彼らは彼が重傷を負ったのを見て、彼を守れなかったことを非常に自責し、口々に謝罪した。

しかし望月景真は全く気にせず、彼らに林原辰也を警察に連行するよう命じると、速やかにホテルのロビーへと歩いていった。

和泉夕子は何も身に着けていなかったが、望月景真の上着が大きめだったので、彼女の小柄な体を包み込んでいた。

それでも彼女は少し落ち着かず、ホテルを出入りする人々に見られるのを恐れて、頭を彼の胸に深く埋めた。

彼女が彼の胸に身を寄せていると、ホテルの入口に突然二十人ほどのボディーガードが入ってきて、彼らの行く手を遮った。

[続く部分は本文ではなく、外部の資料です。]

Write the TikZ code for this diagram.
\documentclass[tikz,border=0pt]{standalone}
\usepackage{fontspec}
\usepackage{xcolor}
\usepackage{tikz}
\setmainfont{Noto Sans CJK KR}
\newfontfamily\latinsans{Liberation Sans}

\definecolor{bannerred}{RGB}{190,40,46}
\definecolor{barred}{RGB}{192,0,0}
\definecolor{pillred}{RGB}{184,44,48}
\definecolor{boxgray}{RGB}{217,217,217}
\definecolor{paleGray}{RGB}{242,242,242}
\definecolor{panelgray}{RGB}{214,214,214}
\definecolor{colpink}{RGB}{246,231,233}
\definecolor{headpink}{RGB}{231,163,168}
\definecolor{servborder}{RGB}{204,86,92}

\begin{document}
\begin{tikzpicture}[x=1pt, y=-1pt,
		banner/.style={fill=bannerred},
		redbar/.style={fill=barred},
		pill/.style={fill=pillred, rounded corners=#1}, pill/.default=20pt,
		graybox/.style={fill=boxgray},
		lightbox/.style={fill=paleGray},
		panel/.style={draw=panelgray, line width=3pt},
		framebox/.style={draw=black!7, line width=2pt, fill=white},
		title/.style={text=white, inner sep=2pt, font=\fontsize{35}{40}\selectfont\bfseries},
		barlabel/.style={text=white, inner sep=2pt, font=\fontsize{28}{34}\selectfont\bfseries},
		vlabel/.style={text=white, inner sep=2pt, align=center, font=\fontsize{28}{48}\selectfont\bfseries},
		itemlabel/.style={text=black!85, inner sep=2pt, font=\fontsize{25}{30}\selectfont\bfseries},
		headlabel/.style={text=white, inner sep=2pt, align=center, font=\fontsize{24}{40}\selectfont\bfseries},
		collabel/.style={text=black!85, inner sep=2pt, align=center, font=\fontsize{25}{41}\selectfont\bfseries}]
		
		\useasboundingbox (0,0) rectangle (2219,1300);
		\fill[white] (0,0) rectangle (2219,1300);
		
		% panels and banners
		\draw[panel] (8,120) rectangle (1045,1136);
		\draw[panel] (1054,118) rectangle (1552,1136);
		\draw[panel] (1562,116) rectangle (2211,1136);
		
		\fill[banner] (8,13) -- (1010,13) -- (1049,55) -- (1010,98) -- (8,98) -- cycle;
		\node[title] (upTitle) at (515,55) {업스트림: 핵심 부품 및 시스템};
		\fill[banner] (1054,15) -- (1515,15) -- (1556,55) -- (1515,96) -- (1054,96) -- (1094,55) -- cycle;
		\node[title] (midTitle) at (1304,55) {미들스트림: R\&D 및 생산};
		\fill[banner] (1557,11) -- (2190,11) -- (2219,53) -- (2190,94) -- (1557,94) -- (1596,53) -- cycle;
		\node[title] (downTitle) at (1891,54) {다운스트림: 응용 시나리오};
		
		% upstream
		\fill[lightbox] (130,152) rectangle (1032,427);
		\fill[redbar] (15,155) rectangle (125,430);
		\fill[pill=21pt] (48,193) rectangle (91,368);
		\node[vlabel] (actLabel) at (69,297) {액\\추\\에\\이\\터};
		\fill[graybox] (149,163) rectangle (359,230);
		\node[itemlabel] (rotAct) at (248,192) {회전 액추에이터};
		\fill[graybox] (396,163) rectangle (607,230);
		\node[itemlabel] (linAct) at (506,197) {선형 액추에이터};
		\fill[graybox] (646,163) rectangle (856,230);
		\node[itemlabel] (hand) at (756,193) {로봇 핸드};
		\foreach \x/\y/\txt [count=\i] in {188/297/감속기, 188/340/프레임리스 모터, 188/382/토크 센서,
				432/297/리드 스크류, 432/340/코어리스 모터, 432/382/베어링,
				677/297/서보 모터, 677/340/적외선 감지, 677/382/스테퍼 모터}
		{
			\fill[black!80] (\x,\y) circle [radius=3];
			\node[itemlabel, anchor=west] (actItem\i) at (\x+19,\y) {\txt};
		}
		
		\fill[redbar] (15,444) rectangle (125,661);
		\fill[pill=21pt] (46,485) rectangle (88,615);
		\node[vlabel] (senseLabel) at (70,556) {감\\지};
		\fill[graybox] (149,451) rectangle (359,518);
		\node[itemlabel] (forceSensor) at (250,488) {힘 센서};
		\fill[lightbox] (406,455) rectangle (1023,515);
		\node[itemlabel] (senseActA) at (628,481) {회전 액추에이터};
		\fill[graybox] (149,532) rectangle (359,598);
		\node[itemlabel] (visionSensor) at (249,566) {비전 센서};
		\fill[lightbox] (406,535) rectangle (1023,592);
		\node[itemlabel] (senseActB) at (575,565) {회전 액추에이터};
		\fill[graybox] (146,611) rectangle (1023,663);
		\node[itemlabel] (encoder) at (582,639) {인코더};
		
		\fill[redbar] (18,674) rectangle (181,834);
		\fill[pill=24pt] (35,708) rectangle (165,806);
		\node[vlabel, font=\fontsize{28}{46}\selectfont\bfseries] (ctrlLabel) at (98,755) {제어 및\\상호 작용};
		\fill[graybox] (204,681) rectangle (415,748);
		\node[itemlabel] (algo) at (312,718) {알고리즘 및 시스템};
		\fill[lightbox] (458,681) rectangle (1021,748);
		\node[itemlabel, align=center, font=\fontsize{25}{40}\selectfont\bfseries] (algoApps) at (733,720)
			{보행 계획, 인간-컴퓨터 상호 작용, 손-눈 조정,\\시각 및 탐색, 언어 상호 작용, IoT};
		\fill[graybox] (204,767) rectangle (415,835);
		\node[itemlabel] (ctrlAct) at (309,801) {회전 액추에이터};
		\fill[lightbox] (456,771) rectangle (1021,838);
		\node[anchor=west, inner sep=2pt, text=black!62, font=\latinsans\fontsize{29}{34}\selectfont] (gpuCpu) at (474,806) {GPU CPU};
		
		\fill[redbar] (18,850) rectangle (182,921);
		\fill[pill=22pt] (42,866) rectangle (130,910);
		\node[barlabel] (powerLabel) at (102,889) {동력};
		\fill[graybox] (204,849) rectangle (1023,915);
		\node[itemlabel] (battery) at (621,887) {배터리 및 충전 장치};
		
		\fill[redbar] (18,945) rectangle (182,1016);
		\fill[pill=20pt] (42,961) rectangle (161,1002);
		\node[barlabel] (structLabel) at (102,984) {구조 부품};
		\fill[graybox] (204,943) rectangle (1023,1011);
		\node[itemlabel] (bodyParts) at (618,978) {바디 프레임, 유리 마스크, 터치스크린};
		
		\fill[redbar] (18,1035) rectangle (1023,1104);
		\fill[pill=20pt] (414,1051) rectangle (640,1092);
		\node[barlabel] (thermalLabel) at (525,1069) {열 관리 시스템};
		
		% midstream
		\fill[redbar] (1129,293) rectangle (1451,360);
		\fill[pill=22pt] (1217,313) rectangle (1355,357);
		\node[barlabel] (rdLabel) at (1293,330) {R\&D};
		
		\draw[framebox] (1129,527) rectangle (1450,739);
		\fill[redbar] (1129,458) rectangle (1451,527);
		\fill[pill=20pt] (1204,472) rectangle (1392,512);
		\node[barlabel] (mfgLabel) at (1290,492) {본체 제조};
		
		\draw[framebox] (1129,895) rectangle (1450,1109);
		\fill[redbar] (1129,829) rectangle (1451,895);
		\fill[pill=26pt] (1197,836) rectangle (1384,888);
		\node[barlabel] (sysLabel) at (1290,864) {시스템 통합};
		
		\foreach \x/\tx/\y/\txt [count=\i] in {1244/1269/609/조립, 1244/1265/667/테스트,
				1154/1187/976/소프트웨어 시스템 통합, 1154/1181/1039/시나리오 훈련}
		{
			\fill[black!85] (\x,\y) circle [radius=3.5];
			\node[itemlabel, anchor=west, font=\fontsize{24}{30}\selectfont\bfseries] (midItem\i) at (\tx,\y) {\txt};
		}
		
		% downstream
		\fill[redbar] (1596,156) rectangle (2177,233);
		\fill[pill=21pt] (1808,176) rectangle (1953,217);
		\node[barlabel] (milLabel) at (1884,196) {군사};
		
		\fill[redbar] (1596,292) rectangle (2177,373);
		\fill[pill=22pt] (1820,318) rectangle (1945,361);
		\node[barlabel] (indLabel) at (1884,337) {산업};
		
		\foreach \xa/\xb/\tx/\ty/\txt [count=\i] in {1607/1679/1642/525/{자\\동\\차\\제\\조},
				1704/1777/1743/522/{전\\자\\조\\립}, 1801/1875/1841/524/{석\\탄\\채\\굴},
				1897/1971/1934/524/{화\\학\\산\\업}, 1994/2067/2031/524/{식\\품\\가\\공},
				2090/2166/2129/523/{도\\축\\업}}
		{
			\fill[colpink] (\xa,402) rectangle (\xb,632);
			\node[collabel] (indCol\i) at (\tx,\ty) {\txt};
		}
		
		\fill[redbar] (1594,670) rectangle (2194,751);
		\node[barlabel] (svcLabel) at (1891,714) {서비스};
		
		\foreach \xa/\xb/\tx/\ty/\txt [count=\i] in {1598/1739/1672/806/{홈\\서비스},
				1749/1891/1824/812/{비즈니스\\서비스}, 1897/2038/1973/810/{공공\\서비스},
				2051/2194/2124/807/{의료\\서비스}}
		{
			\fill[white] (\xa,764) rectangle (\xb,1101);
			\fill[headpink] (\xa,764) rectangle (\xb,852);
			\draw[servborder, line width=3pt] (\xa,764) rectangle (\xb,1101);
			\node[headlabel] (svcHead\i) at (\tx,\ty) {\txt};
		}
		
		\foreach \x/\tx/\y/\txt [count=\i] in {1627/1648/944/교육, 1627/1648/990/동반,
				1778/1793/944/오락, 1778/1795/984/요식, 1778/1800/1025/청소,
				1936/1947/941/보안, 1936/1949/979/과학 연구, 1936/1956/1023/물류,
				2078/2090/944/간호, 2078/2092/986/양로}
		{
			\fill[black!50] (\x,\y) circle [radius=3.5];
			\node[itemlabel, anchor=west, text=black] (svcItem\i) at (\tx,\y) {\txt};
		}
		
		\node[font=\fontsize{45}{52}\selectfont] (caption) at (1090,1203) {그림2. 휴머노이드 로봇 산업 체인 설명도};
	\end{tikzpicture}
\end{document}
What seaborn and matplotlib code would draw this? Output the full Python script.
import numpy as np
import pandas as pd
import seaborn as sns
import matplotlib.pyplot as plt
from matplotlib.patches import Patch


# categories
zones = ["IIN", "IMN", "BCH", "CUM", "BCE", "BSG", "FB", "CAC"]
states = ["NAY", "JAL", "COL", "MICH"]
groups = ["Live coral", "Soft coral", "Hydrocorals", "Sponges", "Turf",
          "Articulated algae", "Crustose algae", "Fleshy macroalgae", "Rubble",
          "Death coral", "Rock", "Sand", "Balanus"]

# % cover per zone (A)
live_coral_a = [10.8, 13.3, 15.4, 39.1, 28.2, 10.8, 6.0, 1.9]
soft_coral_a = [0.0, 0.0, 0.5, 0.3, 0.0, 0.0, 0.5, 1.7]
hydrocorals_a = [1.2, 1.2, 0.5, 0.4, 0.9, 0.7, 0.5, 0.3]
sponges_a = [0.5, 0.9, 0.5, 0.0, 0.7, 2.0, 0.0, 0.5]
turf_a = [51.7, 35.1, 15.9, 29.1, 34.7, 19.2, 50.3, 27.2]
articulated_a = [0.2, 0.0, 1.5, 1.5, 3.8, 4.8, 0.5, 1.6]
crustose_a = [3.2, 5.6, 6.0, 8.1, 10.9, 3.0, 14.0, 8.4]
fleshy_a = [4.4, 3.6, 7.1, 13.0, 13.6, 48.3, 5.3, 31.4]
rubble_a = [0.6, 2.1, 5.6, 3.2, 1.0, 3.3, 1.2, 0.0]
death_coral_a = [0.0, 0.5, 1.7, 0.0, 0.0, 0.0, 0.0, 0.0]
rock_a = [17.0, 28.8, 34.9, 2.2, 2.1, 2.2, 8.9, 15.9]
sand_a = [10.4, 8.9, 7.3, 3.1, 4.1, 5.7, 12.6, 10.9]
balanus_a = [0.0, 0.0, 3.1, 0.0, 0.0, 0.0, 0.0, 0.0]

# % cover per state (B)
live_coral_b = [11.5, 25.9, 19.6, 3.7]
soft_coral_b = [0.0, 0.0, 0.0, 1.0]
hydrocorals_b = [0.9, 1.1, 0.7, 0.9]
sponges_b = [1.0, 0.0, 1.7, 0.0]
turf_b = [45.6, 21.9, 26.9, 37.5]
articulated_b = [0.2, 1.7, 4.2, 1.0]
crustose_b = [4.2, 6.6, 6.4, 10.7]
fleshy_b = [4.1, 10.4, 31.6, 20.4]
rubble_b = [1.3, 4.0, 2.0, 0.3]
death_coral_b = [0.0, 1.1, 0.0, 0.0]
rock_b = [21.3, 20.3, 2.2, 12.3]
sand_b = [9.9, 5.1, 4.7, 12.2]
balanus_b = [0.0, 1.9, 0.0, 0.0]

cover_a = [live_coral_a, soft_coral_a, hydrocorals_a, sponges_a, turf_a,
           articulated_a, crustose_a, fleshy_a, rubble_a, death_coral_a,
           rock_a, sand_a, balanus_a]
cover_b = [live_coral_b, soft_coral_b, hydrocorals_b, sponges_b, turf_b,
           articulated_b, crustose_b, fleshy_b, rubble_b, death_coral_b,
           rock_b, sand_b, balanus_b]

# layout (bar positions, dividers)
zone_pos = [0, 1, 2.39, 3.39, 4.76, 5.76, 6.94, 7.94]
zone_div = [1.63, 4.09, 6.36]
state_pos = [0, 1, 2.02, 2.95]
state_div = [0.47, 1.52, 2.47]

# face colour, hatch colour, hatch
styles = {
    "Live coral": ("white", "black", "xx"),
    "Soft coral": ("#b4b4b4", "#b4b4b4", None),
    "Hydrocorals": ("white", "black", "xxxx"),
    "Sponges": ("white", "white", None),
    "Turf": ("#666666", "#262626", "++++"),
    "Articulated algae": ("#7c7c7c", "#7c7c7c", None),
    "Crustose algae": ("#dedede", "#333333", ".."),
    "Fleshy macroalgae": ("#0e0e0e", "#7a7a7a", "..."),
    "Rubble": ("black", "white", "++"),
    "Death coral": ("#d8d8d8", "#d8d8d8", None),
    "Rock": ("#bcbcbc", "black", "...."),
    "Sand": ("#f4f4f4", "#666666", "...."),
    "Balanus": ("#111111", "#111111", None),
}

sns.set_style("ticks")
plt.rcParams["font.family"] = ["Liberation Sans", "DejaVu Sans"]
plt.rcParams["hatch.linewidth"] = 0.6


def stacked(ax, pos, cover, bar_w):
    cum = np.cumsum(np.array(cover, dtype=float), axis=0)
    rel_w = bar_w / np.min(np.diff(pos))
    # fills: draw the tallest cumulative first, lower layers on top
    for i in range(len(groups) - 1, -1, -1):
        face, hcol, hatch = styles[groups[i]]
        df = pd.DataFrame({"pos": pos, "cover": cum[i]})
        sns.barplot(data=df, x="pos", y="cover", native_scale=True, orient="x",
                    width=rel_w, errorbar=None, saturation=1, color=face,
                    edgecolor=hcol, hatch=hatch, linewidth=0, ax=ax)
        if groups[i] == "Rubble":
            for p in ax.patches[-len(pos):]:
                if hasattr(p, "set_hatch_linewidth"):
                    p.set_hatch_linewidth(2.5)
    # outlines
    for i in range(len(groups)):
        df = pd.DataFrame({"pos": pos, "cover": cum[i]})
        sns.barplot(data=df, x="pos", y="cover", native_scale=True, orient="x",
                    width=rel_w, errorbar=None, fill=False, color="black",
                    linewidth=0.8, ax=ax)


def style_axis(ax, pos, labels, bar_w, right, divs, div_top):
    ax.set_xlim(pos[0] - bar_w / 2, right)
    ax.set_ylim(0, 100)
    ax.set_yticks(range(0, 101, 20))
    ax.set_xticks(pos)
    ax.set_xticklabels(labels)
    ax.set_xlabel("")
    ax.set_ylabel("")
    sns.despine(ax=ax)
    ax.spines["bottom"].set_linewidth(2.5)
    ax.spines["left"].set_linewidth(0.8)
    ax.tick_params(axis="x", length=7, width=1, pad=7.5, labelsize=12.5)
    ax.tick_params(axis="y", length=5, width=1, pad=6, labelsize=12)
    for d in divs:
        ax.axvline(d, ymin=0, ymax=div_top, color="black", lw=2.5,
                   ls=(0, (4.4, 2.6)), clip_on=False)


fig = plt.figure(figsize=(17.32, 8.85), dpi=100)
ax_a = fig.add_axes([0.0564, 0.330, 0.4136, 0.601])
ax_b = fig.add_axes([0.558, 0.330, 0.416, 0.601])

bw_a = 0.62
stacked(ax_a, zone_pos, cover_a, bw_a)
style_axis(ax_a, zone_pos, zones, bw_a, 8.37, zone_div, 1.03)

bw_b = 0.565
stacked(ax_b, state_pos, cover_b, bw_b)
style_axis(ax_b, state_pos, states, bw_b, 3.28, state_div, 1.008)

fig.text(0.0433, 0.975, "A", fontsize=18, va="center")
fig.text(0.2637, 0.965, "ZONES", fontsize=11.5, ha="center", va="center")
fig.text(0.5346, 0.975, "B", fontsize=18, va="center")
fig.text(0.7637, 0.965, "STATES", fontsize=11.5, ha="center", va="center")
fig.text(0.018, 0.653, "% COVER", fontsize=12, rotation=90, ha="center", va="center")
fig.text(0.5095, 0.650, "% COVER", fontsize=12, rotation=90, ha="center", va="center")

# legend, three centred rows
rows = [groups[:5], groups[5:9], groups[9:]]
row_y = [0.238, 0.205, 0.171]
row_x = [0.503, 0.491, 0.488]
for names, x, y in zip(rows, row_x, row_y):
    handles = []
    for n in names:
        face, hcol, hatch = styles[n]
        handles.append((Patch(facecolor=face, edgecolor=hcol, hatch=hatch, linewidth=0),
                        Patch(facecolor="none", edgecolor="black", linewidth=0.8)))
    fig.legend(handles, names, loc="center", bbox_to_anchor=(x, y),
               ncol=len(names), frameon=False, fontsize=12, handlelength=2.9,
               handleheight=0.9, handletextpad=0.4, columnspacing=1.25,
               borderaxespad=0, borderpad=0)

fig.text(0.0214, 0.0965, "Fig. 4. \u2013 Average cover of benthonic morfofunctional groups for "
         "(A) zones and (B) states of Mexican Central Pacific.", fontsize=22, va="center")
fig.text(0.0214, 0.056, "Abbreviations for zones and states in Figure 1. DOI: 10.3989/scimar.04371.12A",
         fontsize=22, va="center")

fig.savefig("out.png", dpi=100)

望月景真は足を止め、ホテルの入口でリムジンから降りてくる男に目を向けた。

男は黒いスーツに黒いコートを羽織、薄暗い照明の中に姿を隠していた。

まるで彫像のようにその場に立ち、冷酷で鋭い眼差しで二人を見つめていた。

「望月社長」

その聞き覚えのある声に、和泉夕子の顔色は一瞬で真っ白になった。

彼女は霜村冷司がここにいる理由を考える間もなく、頭をさらに深く望月景真の胸に埋めた。

彼女はこれで彼に見られないと思っていたが、その冷たい目は彼女に釘付けになっていた。

望月景真は霜村冷司の敵意に気づいたが、その理由はわからなかった。

「霜村社長、これはどういう意味ですか?」

彼は以前、霜村冷司を怒らせるようなことはしていないはずだ。なぜ彼はこんなに多くのボディーガードを連れて彼らを囲むのか。

霜村冷司は長い脚で一歩一歩二人に近づき、目線を落とした瞬間、和泉夕子が何も身に着けていないのを一目で見て取った。

彼の精悍な顔立ちは瞬時に陰鬱に染まり、その桃花のような目も氷のように冷たい剣のごとく鋭くなった。